> [Objective]
Write the data out again exactly, dropping any images it holds.

------ Supplied material

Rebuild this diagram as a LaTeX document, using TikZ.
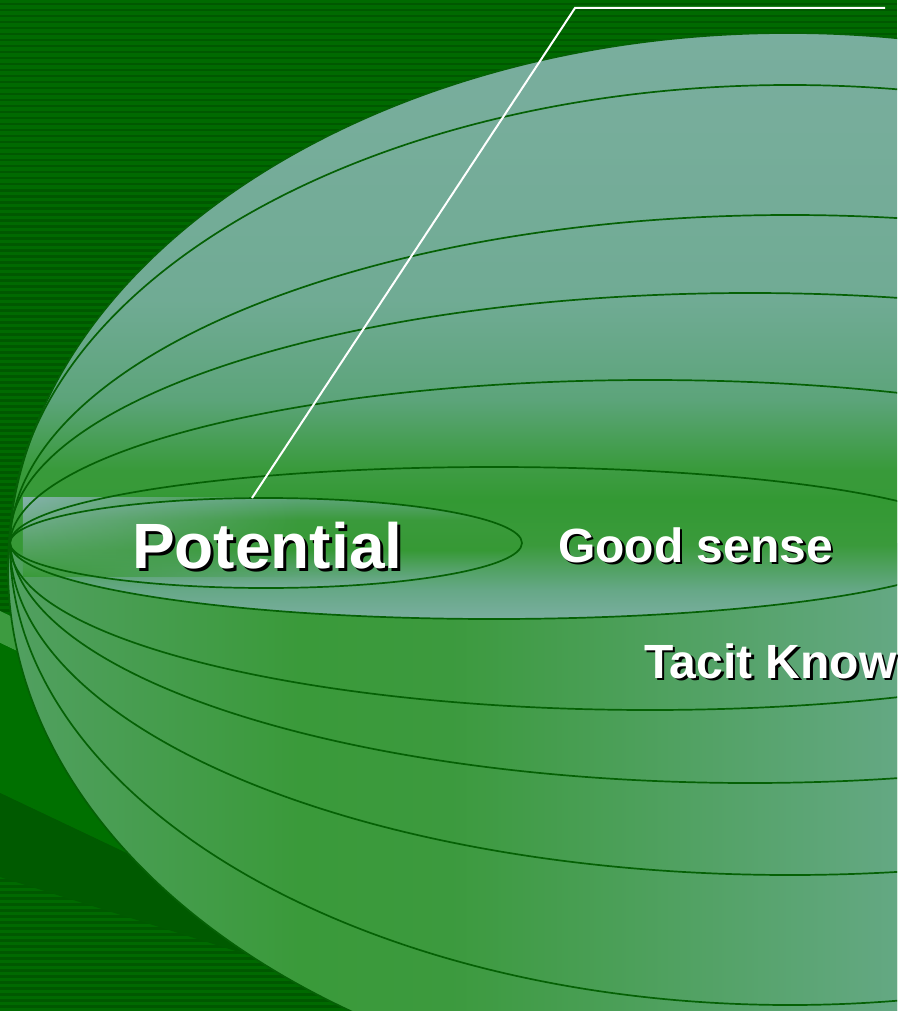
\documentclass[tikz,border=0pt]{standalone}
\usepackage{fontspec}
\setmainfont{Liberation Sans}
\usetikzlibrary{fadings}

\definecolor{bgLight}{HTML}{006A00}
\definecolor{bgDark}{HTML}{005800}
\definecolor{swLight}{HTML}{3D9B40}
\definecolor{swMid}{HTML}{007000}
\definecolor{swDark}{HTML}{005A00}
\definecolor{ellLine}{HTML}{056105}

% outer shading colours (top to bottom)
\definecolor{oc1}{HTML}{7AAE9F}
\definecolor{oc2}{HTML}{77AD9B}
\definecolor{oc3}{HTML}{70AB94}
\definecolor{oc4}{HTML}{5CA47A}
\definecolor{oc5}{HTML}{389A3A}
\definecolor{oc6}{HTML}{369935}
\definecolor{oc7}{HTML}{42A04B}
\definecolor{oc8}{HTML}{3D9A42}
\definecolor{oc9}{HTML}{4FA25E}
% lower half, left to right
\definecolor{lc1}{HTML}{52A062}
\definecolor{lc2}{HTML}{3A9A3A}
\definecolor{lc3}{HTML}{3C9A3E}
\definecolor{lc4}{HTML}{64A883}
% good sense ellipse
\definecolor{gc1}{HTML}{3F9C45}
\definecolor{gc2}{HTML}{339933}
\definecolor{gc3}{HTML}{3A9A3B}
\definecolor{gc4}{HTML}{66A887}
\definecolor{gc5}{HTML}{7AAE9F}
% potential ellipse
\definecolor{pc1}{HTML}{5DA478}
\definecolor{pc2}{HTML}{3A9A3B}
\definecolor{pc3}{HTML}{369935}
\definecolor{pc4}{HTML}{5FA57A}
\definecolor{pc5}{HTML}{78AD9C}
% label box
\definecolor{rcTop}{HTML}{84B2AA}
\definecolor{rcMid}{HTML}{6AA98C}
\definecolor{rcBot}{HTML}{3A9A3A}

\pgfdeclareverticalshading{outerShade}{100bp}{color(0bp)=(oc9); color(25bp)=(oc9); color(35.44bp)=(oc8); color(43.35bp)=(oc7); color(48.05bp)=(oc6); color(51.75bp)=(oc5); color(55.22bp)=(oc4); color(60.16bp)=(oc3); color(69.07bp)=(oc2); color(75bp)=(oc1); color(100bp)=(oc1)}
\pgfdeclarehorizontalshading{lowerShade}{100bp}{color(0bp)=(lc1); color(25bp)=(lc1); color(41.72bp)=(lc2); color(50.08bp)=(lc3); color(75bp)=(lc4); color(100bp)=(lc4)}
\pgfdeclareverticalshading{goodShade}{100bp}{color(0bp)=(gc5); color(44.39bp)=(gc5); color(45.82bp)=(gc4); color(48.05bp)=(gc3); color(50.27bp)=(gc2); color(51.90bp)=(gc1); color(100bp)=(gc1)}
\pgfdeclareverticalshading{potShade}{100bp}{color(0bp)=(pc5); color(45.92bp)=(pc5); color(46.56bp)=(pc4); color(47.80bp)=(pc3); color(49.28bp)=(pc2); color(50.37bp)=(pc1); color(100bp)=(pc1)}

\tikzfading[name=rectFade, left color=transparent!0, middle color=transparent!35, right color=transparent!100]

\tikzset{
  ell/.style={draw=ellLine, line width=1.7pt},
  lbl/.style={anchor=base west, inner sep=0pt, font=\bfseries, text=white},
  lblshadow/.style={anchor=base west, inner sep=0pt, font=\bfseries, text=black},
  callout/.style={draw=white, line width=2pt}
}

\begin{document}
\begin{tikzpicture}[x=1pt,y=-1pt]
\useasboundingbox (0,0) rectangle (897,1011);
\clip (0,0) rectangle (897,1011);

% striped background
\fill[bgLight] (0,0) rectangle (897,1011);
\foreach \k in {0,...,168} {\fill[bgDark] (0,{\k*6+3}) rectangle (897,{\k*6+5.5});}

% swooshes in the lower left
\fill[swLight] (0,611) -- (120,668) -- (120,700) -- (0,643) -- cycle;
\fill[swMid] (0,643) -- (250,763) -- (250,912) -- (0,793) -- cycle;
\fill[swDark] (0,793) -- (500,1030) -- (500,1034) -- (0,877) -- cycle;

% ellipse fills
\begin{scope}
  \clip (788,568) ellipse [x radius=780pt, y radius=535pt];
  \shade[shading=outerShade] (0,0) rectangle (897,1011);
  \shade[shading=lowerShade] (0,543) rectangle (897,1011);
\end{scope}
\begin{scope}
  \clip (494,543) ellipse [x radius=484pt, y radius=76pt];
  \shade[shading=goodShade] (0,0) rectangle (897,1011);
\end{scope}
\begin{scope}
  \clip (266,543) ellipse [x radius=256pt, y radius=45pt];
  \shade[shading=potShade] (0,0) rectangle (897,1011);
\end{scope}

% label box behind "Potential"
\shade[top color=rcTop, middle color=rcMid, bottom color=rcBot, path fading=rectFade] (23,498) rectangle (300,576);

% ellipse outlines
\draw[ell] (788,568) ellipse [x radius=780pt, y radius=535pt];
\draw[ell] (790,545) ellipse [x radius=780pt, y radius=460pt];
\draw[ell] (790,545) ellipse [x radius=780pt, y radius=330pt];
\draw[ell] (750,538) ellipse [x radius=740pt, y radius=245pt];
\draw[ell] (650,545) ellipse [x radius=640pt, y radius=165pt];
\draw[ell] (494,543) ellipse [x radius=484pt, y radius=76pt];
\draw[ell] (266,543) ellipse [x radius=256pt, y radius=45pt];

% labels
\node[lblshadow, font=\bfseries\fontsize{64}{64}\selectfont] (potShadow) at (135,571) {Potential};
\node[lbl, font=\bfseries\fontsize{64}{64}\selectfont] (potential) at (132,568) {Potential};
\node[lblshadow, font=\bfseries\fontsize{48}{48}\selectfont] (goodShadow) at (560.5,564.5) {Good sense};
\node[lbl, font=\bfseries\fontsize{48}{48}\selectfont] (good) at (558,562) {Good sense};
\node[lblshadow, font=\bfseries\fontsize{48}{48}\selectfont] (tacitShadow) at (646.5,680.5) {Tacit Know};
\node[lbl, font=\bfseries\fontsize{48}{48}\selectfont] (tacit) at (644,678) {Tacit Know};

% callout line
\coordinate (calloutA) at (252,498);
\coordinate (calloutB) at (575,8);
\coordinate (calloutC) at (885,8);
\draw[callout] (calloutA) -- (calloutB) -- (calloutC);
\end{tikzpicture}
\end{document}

------------

> [Task output]
Rebuild this diagram as a LaTeX document, using TikZ.
\documentclass[tikz,border=0pt]{standalone}
\usepackage{fontspec}
\setmainfont{Liberation Sans}
\usetikzlibrary{fadings}

\definecolor{bgLight}{HTML}{006A00}
\definecolor{bgDark}{HTML}{005800}
\definecolor{swLight}{HTML}{3D9B40}
\definecolor{swMid}{HTML}{007000}
\definecolor{swDark}{HTML}{005A00}
\definecolor{ellLine}{HTML}{056105}

% outer shading colours (top to bottom)
\definecolor{oc1}{HTML}{7AAE9F}
\definecolor{oc2}{HTML}{77AD9B}
\definecolor{oc3}{HTML}{70AB94}
\definecolor{oc4}{HTML}{5CA47A}
\definecolor{oc5}{HTML}{389A3A}
\definecolor{oc6}{HTML}{369935}
\definecolor{oc7}{HTML}{42A04B}
\definecolor{oc8}{HTML}{3D9A42}
\definecolor{oc9}{HTML}{4FA25E}
% lower half, left to right
\definecolor{lc1}{HTML}{52A062}
\definecolor{lc2}{HTML}{3A9A3A}
\definecolor{lc3}{HTML}{3C9A3E}
\definecolor{lc4}{HTML}{64A883}
% good sense ellipse
\definecolor{gc1}{HTML}{3F9C45}
\definecolor{gc2}{HTML}{339933}
\definecolor{gc3}{HTML}{3A9A3B}
\definecolor{gc4}{HTML}{66A887}
\definecolor{gc5}{HTML}{7AAE9F}
% potential ellipse
\definecolor{pc1}{HTML}{5DA478}
\definecolor{pc2}{HTML}{3A9A3B}
\definecolor{pc3}{HTML}{369935}
\definecolor{pc4}{HTML}{5FA57A}
\definecolor{pc5}{HTML}{78AD9C}
% label box
\definecolor{rcTop}{HTML}{84B2AA}
\definecolor{rcMid}{HTML}{6AA98C}
\definecolor{rcBot}{HTML}{3A9A3A}

\pgfdeclareverticalshading{outerShade}{100bp}{color(0bp)=(oc9); color(25bp)=(oc9); color(35.44bp)=(oc8); color(43.35bp)=(oc7); color(48.05bp)=(oc6); color(51.75bp)=(oc5); color(55.22bp)=(oc4); color(60.16bp)=(oc3); color(69.07bp)=(oc2); color(75bp)=(oc1); color(100bp)=(oc1)}
\pgfdeclarehorizontalshading{lowerShade}{100bp}{color(0bp)=(lc1); color(25bp)=(lc1); color(41.72bp)=(lc2); color(50.08bp)=(lc3); color(75bp)=(lc4); color(100bp)=(lc4)}
\pgfdeclareverticalshading{goodShade}{100bp}{color(0bp)=(gc5); color(44.39bp)=(gc5); color(45.82bp)=(gc4); color(48.05bp)=(gc3); color(50.27bp)=(gc2); color(51.90bp)=(gc1); color(100bp)=(gc1)}
\pgfdeclareverticalshading{potShade}{100bp}{color(0bp)=(pc5); color(45.92bp)=(pc5); color(46.56bp)=(pc4); color(47.80bp)=(pc3); color(49.28bp)=(pc2); color(50.37bp)=(pc1); color(100bp)=(pc1)}

\tikzfading[name=rectFade, left color=transparent!0, middle color=transparent!35, right color=transparent!100]

\tikzset{
  ell/.style={draw=ellLine, line width=1.7pt},
  lbl/.style={anchor=base west, inner sep=0pt, font=\bfseries, text=white},
  lblshadow/.style={anchor=base west, inner sep=0pt, font=\bfseries, text=black},
  callout/.style={draw=white, line width=2pt}
}

\begin{document}
\begin{tikzpicture}[x=1pt,y=-1pt]
\useasboundingbox (0,0) rectangle (897,1011);
\clip (0,0) rectangle (897,1011);

% striped background
\fill[bgLight] (0,0) rectangle (897,1011);
\foreach \k in {0,...,168} {\fill[bgDark] (0,{\k*6+3}) rectangle (897,{\k*6+5.5});}

% swooshes in the lower left
\fill[swLight] (0,611) -- (120,668) -- (120,700) -- (0,643) -- cycle;
\fill[swMid] (0,643) -- (250,763) -- (250,912) -- (0,793) -- cycle;
\fill[swDark] (0,793) -- (500,1030) -- (500,1034) -- (0,877) -- cycle;

% ellipse fills
\begin{scope}
  \clip (788,568) ellipse [x radius=780pt, y radius=535pt];
  \shade[shading=outerShade] (0,0) rectangle (897,1011);
  \shade[shading=lowerShade] (0,543) rectangle (897,1011);
\end{scope}
\begin{scope}
  \clip (494,543) ellipse [x radius=484pt, y radius=76pt];
  \shade[shading=goodShade] (0,0) rectangle (897,1011);
\end{scope}
\begin{scope}
  \clip (266,543) ellipse [x radius=256pt, y radius=45pt];
  \shade[shading=potShade] (0,0) rectangle (897,1011);
\end{scope}

% label box behind "Potential"
\shade[top color=rcTop, middle color=rcMid, bottom color=rcBot, path fading=rectFade] (23,498) rectangle (300,576);

% ellipse outlines
\draw[ell] (788,568) ellipse [x radius=780pt, y radius=535pt];
\draw[ell] (790,545) ellipse [x radius=780pt, y radius=460pt];
\draw[ell] (790,545) ellipse [x radius=780pt, y radius=330pt];
\draw[ell] (750,538) ellipse [x radius=740pt, y radius=245pt];
\draw[ell] (650,545) ellipse [x radius=640pt, y radius=165pt];
\draw[ell] (494,543) ellipse [x radius=484pt, y radius=76pt];
\draw[ell] (266,543) ellipse [x radius=256pt, y radius=45pt];

% labels
\node[lblshadow, font=\bfseries\fontsize{64}{64}\selectfont] (potShadow) at (135,571) {Potential};
\node[lbl, font=\bfseries\fontsize{64}{64}\selectfont] (potential) at (132,568) {Potential};
\node[lblshadow, font=\bfseries\fontsize{48}{48}\selectfont] (goodShadow) at (560.5,564.5) {Good sense};
\node[lbl, font=\bfseries\fontsize{48}{48}\selectfont] (good) at (558,562) {Good sense};
\node[lblshadow, font=\bfseries\fontsize{48}{48}\selectfont] (tacitShadow) at (646.5,680.5) {Tacit Know};
\node[lbl, font=\bfseries\fontsize{48}{48}\selectfont] (tacit) at (644,678) {Tacit Know};

% callout line
\coordinate (calloutA) at (252,498);
\coordinate (calloutB) at (575,8);
\coordinate (calloutC) at (885,8);
\draw[callout] (calloutA) -- (calloutB) -- (calloutC);
\end{tikzpicture}
\end{document}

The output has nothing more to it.